Transcribe every line exactly and omit anything that is a picture.

▶ Source material:
____________________
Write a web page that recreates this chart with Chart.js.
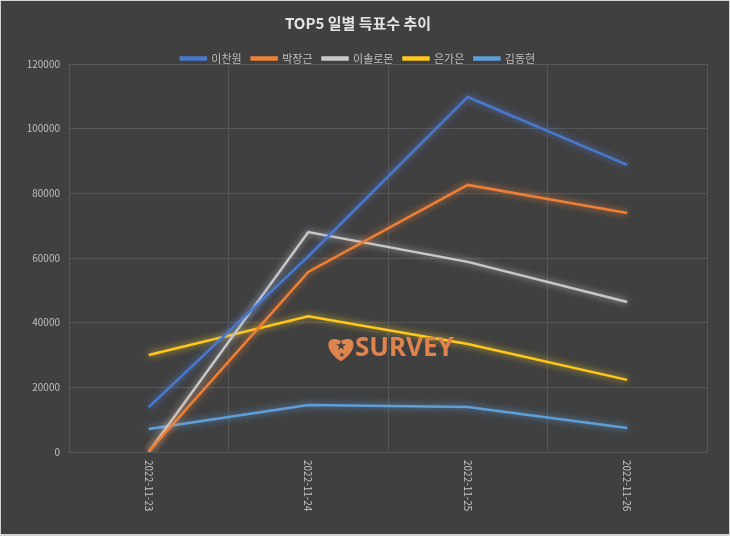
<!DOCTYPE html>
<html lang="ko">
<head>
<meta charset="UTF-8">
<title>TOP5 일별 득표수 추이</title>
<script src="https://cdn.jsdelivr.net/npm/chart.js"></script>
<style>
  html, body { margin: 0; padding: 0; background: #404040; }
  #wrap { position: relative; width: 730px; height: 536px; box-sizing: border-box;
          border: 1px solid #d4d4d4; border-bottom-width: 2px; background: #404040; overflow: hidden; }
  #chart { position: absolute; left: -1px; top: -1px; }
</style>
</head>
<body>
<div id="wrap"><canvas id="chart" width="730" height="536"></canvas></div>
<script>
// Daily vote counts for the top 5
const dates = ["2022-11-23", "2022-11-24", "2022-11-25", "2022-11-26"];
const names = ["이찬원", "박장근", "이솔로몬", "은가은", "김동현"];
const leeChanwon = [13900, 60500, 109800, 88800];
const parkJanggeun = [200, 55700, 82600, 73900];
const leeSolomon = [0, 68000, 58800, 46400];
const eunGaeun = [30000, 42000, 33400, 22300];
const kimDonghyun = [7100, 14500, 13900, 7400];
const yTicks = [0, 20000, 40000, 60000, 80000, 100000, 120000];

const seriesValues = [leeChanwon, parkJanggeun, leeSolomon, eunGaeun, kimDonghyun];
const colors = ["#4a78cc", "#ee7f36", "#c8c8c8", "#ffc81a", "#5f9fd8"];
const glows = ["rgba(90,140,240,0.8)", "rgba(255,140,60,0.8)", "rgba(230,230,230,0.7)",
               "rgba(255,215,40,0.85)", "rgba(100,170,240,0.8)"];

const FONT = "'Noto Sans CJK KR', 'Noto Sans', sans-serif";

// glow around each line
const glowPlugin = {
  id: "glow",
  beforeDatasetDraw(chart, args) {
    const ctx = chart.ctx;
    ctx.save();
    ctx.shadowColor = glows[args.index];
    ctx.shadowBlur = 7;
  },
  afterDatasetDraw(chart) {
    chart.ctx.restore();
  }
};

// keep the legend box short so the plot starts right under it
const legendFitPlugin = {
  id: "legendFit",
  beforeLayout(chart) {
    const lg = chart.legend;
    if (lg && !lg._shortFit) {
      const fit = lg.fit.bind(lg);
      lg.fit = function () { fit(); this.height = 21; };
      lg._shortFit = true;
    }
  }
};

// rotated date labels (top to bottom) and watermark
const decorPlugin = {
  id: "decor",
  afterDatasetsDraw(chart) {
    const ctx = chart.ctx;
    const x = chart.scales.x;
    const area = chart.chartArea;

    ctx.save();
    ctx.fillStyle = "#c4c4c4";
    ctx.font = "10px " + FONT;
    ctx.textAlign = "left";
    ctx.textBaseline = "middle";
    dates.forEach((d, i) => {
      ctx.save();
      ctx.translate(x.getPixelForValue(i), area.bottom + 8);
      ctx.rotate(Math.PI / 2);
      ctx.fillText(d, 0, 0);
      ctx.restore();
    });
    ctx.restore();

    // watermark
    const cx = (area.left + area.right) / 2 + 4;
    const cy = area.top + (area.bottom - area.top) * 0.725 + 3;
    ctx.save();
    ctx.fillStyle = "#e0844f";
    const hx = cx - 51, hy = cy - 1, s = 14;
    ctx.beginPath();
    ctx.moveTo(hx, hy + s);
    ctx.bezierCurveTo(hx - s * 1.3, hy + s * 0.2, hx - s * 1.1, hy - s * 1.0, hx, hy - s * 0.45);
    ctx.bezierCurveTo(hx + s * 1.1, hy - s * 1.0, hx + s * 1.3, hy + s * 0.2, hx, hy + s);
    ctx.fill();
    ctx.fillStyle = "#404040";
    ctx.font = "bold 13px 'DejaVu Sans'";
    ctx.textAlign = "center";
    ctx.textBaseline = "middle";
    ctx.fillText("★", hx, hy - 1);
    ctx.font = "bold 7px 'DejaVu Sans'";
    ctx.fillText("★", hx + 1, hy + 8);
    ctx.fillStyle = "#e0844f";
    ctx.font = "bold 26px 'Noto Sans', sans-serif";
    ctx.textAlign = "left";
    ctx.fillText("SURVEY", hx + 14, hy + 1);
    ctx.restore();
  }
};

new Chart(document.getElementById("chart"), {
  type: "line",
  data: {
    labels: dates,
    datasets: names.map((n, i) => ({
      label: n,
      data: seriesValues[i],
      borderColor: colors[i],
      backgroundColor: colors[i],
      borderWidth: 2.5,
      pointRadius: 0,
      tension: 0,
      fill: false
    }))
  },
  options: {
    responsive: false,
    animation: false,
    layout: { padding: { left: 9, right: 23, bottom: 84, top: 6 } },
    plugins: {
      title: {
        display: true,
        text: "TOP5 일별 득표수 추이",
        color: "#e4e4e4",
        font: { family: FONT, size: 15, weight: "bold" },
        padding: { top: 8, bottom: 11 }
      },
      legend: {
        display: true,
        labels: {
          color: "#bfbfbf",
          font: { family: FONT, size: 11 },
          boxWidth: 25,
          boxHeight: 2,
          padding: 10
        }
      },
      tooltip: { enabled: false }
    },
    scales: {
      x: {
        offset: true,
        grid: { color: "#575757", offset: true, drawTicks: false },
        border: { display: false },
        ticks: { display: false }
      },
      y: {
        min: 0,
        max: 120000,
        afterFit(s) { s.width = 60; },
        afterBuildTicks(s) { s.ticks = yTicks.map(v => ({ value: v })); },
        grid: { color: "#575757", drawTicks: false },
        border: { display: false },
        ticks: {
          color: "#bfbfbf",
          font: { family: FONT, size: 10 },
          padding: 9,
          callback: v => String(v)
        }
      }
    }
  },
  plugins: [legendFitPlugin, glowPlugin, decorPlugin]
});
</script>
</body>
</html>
____________________
▶ Problem solution:
Write a web page that recreates this chart with Chart.js.
<!DOCTYPE html>
<html lang="ko">
<head>
<meta charset="UTF-8">
<title>TOP5 일별 득표수 추이</title>
<script src="https://cdn.jsdelivr.net/npm/chart.js"></script>
<style>
  html, body { margin: 0; padding: 0; background: #404040; }
  #wrap { position: relative; width: 730px; height: 536px; box-sizing: border-box;
          border: 1px solid #d4d4d4; border-bottom-width: 2px; background: #404040; overflow: hidden; }
  #chart { position: absolute; left: -1px; top: -1px; }
</style>
</head>
<body>
<div id="wrap"><canvas id="chart" width="730" height="536"></canvas></div>
<script>
// Daily vote counts for the top 5
const dates = ["2022-11-23", "2022-11-24", "2022-11-25", "2022-11-26"];
const names = ["이찬원", "박장근", "이솔로몬", "은가은", "김동현"];
const leeChanwon = [13900, 60500, 109800, 88800];
const parkJanggeun = [200, 55700, 82600, 73900];
const leeSolomon = [0, 68000, 58800, 46400];
const eunGaeun = [30000, 42000, 33400, 22300];
const kimDonghyun = [7100, 14500, 13900, 7400];
const yTicks = [0, 20000, 40000, 60000, 80000, 100000, 120000];

const seriesValues = [leeChanwon, parkJanggeun, leeSolomon, eunGaeun, kimDonghyun];
const colors = ["#4a78cc", "#ee7f36", "#c8c8c8", "#ffc81a", "#5f9fd8"];
const glows = ["rgba(90,140,240,0.8)", "rgba(255,140,60,0.8)", "rgba(230,230,230,0.7)",
               "rgba(255,215,40,0.85)", "rgba(100,170,240,0.8)"];

const FONT = "'Noto Sans CJK KR', 'Noto Sans', sans-serif";

// glow around each line
const glowPlugin = {
  id: "glow",
  beforeDatasetDraw(chart, args) {
    const ctx = chart.ctx;
    ctx.save();
    ctx.shadowColor = glows[args.index];
    ctx.shadowBlur = 7;
  },
  afterDatasetDraw(chart) {
    chart.ctx.restore();
  }
};

// keep the legend box short so the plot starts right under it
const legendFitPlugin = {
  id: "legendFit",
  beforeLayout(chart) {
    const lg = chart.legend;
    if (lg && !lg._shortFit) {
      const fit = lg.fit.bind(lg);
      lg.fit = function () { fit(); this.height = 21; };
      lg._shortFit = true;
    }
  }
};

// rotated date labels (top to bottom) and watermark
const decorPlugin = {
  id: "decor",
  afterDatasetsDraw(chart) {
    const ctx = chart.ctx;
    const x = chart.scales.x;
    const area = chart.chartArea;

    ctx.save();
    ctx.fillStyle = "#c4c4c4";
    ctx.font = "10px " + FONT;
    ctx.textAlign = "left";
    ctx.textBaseline = "middle";
    dates.forEach((d, i) => {
      ctx.save();
      ctx.translate(x.getPixelForValue(i), area.bottom + 8);
      ctx.rotate(Math.PI / 2);
      ctx.fillText(d, 0, 0);
      ctx.restore();
    });
    ctx.restore();

    // watermark
    const cx = (area.left + area.right) / 2 + 4;
    const cy = area.top + (area.bottom - area.top) * 0.725 + 3;
    ctx.save();
    ctx.fillStyle = "#e0844f";
    const hx = cx - 51, hy = cy - 1, s = 14;
    ctx.beginPath();
    ctx.moveTo(hx, hy + s);
    ctx.bezierCurveTo(hx - s * 1.3, hy + s * 0.2, hx - s * 1.1, hy - s * 1.0, hx, hy - s * 0.45);
    ctx.bezierCurveTo(hx + s * 1.1, hy - s * 1.0, hx + s * 1.3, hy + s * 0.2, hx, hy + s);
    ctx.fill();
    ctx.fillStyle = "#404040";
    ctx.font = "bold 13px 'DejaVu Sans'";
    ctx.textAlign = "center";
    ctx.textBaseline = "middle";
    ctx.fillText("★", hx, hy - 1);
    ctx.font = "bold 7px 'DejaVu Sans'";
    ctx.fillText("★", hx + 1, hy + 8);
    ctx.fillStyle = "#e0844f";
    ctx.font = "bold 26px 'Noto Sans', sans-serif";
    ctx.textAlign = "left";
    ctx.fillText("SURVEY", hx + 14, hy + 1);
    ctx.restore();
  }
};

new Chart(document.getElementById("chart"), {
  type: "line",
  data: {
    labels: dates,
    datasets: names.map((n, i) => ({
      label: n,
      data: seriesValues[i],
      borderColor: colors[i],
      backgroundColor: colors[i],
      borderWidth: 2.5,
      pointRadius: 0,
      tension: 0,
      fill: false
    }))
  },
  options: {
    responsive: false,
    animation: false,
    layout: { padding: { left: 9, right: 23, bottom: 84, top: 6 } },
    plugins: {
      title: {
        display: true,
        text: "TOP5 일별 득표수 추이",
        color: "#e4e4e4",
        font: { family: FONT, size: 15, weight: "bold" },
        padding: { top: 8, bottom: 11 }
      },
      legend: {
        display: true,
        labels: {
          color: "#bfbfbf",
          font: { family: FONT, size: 11 },
          boxWidth: 25,
          boxHeight: 2,
          padding: 10
        }
      },
      tooltip: { enabled: false }
    },
    scales: {
      x: {
        offset: true,
        grid: { color: "#575757", offset: true, drawTicks: false },
        border: { display: false },
        ticks: { display: false }
      },
      y: {
        min: 0,
        max: 120000,
        afterFit(s) { s.width = 60; },
        afterBuildTicks(s) { s.ticks = yTicks.map(v => ({ value: v })); },
        grid: { color: "#575757", drawTicks: false },
        border: { display: false },
        ticks: {
          color: "#bfbfbf",
          font: { family: FONT, size: 10 },
          padding: 9,
          callback: v => String(v)
        }
      }
    }
  },
  plugins: [legendFitPlugin, glowPlugin, decorPlugin]
});
</script>
</body>
</html>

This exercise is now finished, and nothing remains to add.